Opinión

El perro negro

Me he quedado yo, Señor, sólo y estúpido. Hay que ser bien tonto para tenerlo todo teniéndoles a ellos y verme ahora, así, desnudo, inútil como un tilo al lado de la alambrada. Hay que ser bien bobo para dejar de ser un niño.

Porque mientras ellos estaban, yo Señor, era como tú, un hijo. El chiquillo de la Aurelia, aquel que, con una peseta de regaliz, dos sobres de cromos de “Lucha por la vida” o una pelota de goma verde, aquella que tanto botaba y botaba, era del todo feliz como es feliz el agua de la playa, el aire que mueve este mirto, o un pájaro que sube muy arriba y baja de repente y luego canta.

También se fue mi padre y yo pensaba: ¿cómo se lo llevaría el Señor si esta tierra precisaba de su simpatía, de su entrañable mirada, de su cachaza para jamás irritarse, de su parsimonia para querer a la gente necesitada. Era el señor Plácido y lo que él dijese ya bastaba. Era también guardián de las palabras. A mí, ignorante de los vocablos, se me parecía a ti, Señor, el Verbo, la Palabra inequívoca y pronunciada.

Antes ya se fueron mis abuelos, las mujeres y los hombres de las sienes blancas, que me amaron como aman puras el azul del cielo las palomas torcaces a medias azuladas y también con las manchas claras. Se fueron algunos de mis primos, y todos los familiares que me abrían de par en par su corazón de oro y las puertas de sus casas.

Se fueron aquellas amigas y amigos míos y aún los conservo en mis contactos digitales. Me niego a creer que ya no están, que fueron sólo unas sombras y aire. A veces sueño con ellos y al despertar creo abrazarles y sólo es la almohada, aceptando a regañadientes que los sueños son sólo emociones viejas, gorriones posados en unas secas ramas.

Y no es que se fuera antes, sino antes de antes, mi hermano al que ya no conocí, a no ser por su llanto suave y silencioso que se quedó por aquí, siempre conmigo, como el ángel guardián de su hermano chico, ese que escribe ahora esta elegía a la esperanza.

Pero, con todo, no se me ha desvencijado, del todo, el alma.
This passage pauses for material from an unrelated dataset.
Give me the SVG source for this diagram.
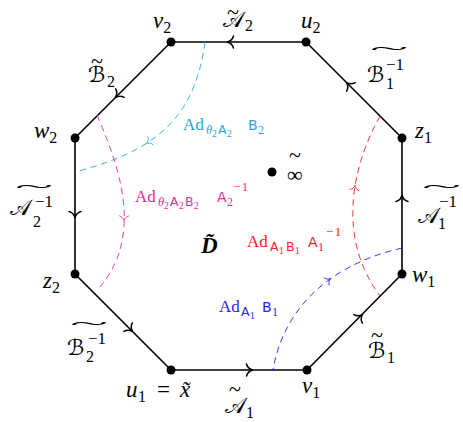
<svg xmlns="http://www.w3.org/2000/svg" width="463" height="422" viewBox="0 0 463 422">
<defs>
<style>
.e{fill:none;stroke:#000;stroke-width:1.6;stroke-linejoin:round}
.ah{fill:none;stroke:#000;stroke-width:1.5;stroke-linecap:round}
.dh{fill:none;stroke-width:1.1;stroke-linecap:round}
.d{fill:none;stroke-width:0.9;stroke-dasharray:6.5 4.5}
.m{font-family:"Liberation Serif",serif;font-style:italic;font-size:23px;fill:#000}
.c{font-family:"Liberation Serif","DejaVu Serif","DejaVu Sans",serif;font-style:normal;font-size:22px}
.n{font-family:"Liberation Serif",serif;font-style:normal;font-size:16px}
.sp{font-family:"Liberation Serif",serif;font-style:normal;font-size:17px}
.tw{font-family:"Liberation Serif",serif;font-style:normal;font-size:16px}
.lb{font-family:"Liberation Serif",serif;font-size:17px}
.sf{font-family:"DejaVu Sans","Liberation Sans",sans-serif}
.th{font-family:"Liberation Serif",serif;font-style:italic}
.scy{stroke:#29a8e0}.fcy{fill:#29a8e0}
.smg{stroke:#ea2b94}.fmg{fill:#ea2b94}
.srd{stroke:#ff2020}.frd{fill:#ff2020}
.sbl{stroke:#2424ee}.fbl{fill:#2424ee}
</style>
<path id="arr" d="M-5.5,-6 C-4.6,-2.6 -2,-0.7 1,0 C-2,0.7 -4.6,2.6 -5.5,6"/>
</defs>
<g id="connectors">
<path class="e" d="M171,42 L306,42 L402,138 L402,274 L307,370 L171,370 L75,274 L75,138 Z"/>
<use href="#arr" class="ah" transform="translate(228,42) rotate(180)"/>
<use href="#arr" class="ah" transform="translate(116,97) rotate(135)"/>
<use href="#arr" class="ah" transform="translate(347,83) rotate(225)"/>
<use href="#arr" class="ah" transform="translate(402,196) rotate(-90)"/>
<use href="#arr" class="ah" transform="translate(362,315) rotate(-45)"/>
<use href="#arr" class="ah" transform="translate(252,370)"/>
<use href="#arr" class="ah" transform="translate(132,331) rotate(45)"/>
<use href="#arr" class="ah" transform="translate(75,217) rotate(90)"/>
<path class="d scy" d="M205,42 C195,115 160,150 75,172"/>
<use href="#arr" class="dh scy" transform="translate(147,143) rotate(147) scale(0.75)"/>
<path class="d smg" d="M97,115 C116,160 146,232 100,287"/>
<use href="#arr" class="dh smg" transform="translate(124,220) rotate(91) scale(0.75)"/>
<path class="d srd" d="M380,116 C350,170 338,240 380,296"/>
<use href="#arr" class="dh srd" transform="translate(355,186) rotate(-81) scale(0.75)"/>
<path class="d sbl" d="M402,248 C340,262 285,300 273,370"/>
<use href="#arr" class="dh sbl" transform="translate(330,279) rotate(-35.6) scale(0.75)"/>
</g>
<g id="v2"><circle cx="171" cy="42" r="4.5"/><text class="m" x="153" y="28">v<tspan class="n" dy="5">2</tspan></text></g>
<g id="u2"><circle cx="306" cy="42" r="4.5"/><text class="m" x="301" y="28">u<tspan class="n" dy="5">2</tspan></text></g>
<g id="z1"><circle cx="402" cy="138" r="4.5"/><text class="m" x="415" y="138">z<tspan class="n" dy="5">1</tspan></text></g>
<g id="w1"><circle cx="402" cy="274" r="4.5"/><text class="m" x="412" y="282">w<tspan class="n" dy="5">1</tspan></text></g>
<g id="v1"><circle cx="307" cy="370" r="4.5"/><text class="m" x="302" y="393">v<tspan class="n" dy="5">1</tspan></text></g>
<g id="u1"><circle cx="171" cy="370" r="4.5"/><text class="m" x="126" y="397">u<tspan class="n" x="138" y="402">1</tspan><tspan font-style="normal" x="157" y="397">=</tspan><tspan x="180" y="397">x̃</tspan></text></g>
<g id="z2"><circle cx="75" cy="274" r="4.5"/><text class="m" x="43" y="288">z<tspan class="n" dy="5">2</tspan></text></g>
<g id="w2"><circle cx="75" cy="138" r="4.5"/><text class="m" x="34" y="138">w<tspan class="n" dy="5">2</tspan></text></g>
<g id="inf"><circle cx="272" cy="172" r="4.5"/><text class="c" font-size="28" x="289 287" y="162 182">~∞</text></g>
<g id="D"><text class="m" font-weight="bold" font-size="24" x="201" y="253">D̃</text></g>
<g id="lA2"><text class="m"><tspan class="c" font-size="20" x="227 223" y="18.5 27">~𝒜</tspan><tspan class="n" x="245" y="31">2</tspan></text></g>
<g id="lB2"><text class="m"><tspan class="c" x="91 88" y="68 82">~ℬ</tspan><tspan class="n" x="107" y="87">2</tspan></text></g>
<g id="lB1i"><text class="m"><tspan class="tw" x="370" y="54" textLength="38" lengthAdjust="spacingAndGlyphs">~</tspan><tspan class="c" x="367" y="82">ℬ</tspan><tspan class="sp" x="386" y="70">−1</tspan><tspan class="n" x="386" y="89">1</tspan></text></g>
<g id="lA1i"><text class="m"><tspan class="tw" x="422" y="192" textLength="39" lengthAdjust="spacingAndGlyphs">~</tspan><tspan class="c" x="418" y="223">𝒜</tspan><tspan class="sp" x="439" y="207">−1</tspan><tspan class="n" x="438" y="229">1</tspan></text></g>
<g id="lB1"><text class="m"><tspan class="c" x="371 368" y="342 358">~ℬ</tspan><tspan class="n" x="387" y="363">1</tspan></text></g>
<g id="lA1"><text class="m"><tspan class="c" x="229 225" y="396 413">~𝒜</tspan><tspan class="n" x="246" y="418">1</tspan></text></g>
<g id="lB2i"><text class="m"><tspan class="tw" x="70" y="329" textLength="38" lengthAdjust="spacingAndGlyphs">~</tspan><tspan class="c" x="67" y="355">ℬ</tspan><tspan class="sp" x="88" y="344">−1</tspan><tspan class="n" x="86" y="362">2</tspan></text></g>
<g id="lA2i"><text class="m"><tspan class="tw" x="15" y="192" textLength="38" lengthAdjust="spacingAndGlyphs">~</tspan><tspan class="c" x="10" y="215">𝒜</tspan><tspan class="sp" x="35" y="207">−1</tspan><tspan class="n" x="33" y="227">2</tspan></text></g>
<g id="labCy"><text class="lb fcy" x="183" y="130">Ad<tspan class="th" font-size="12.5" x="206" y="134">θ</tspan><tspan font-size="9.5" x="212" y="137">2</tspan><tspan class="sf" font-size="12.5" x="218" y="134">A</tspan><tspan font-size="9.5" x="227" y="137">2</tspan><tspan class="sf" font-size="14" x="248" y="130">B</tspan><tspan font-size="12" x="258" y="134">2</tspan></text></g>
<g id="labMg"><text class="lb fmg" x="135" y="202">Ad<tspan class="th" font-size="12.5" x="158" y="206">θ</tspan><tspan font-size="9.5" x="164" y="209">2</tspan><tspan class="sf" font-size="12.5" x="170" y="206">A</tspan><tspan font-size="9.5" x="179" y="209">2</tspan><tspan class="sf" font-size="12.5" x="185" y="206">B</tspan><tspan font-size="9.5" x="194" y="209">2</tspan><tspan class="sf" font-size="14" x="217" y="202">A</tspan><tspan font-size="12" x="227" y="206">2</tspan><tspan font-size="13" letter-spacing="1.5" x="233" y="191">−1</tspan></text></g>
<g id="labRd"><text class="lb frd" x="247" y="247">Ad<tspan class="sf" font-size="12.5" x="270" y="251">A</tspan><tspan font-size="9.5" x="279" y="254">1</tspan><tspan class="sf" font-size="12.5" x="286" y="251">B</tspan><tspan font-size="9.5" x="295" y="254">1</tspan><tspan class="sf" font-size="14" x="308" y="247">A</tspan><tspan font-size="12" x="318" y="251">1</tspan><tspan font-size="13" letter-spacing="1.5" x="326" y="236">−1</tspan></text></g>
<g id="labBl"><text class="lb fbl" x="219" y="312">Ad<tspan class="sf" font-size="12.5" x="241" y="316">A</tspan><tspan font-size="9.5" x="250" y="319">1</tspan><tspan class="sf" font-size="14" x="262" y="312">B</tspan><tspan font-size="12" x="272" y="316">1</tspan></text></g>
</svg>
No se me ha roto esa tinaja. Sé que tengo que seguir subiendo esta montaña, que ya mismo también soy padre como tú y he de poner el ímpetu a la espalda y bogar, mover rápidos los remos de esta barca para que los hijos aprendan, sólo con verlo, esa lección que día tras día nos comunicas al alba. Que con dolor nos desprendemos de los que nos aman, pero quedan en nosotros como queda ese olor que trae el agua que baja despacio, tiritando, desde esa nube tan azulada.

La muerte nos da miedo, como lo tuviste tú, al borde de la vida, cuando aceptaste también participar con nosotros de esta yincana. Sentiste el temblor y el miedo como cualquier humano, pero no temiste caer al precipicio porque sabías bien, con confianza, que volvías al Padre y que no ibas sólo sino de la mano de esta humanidad que muchas veces te da la espalda.

La muerte es un perro negro y grande. Negro porque en eta oscuridad en que habitamos no se hace visible. Grande porque nos puede a todos con su mordisco. Lo vemos asustados como ronda, desde nuestra posada y tenemos desasosiego. Un día romperá la puerta que nos defiende y penetrará hasta el último resquicio. Y entonces, cuando todo esté perdido y sólo nos quede el espanto, vendrás tú, estoy seguro. Y serás nuestro padre, nuestra madre, nuestro hermano mayor y nuestro amigo.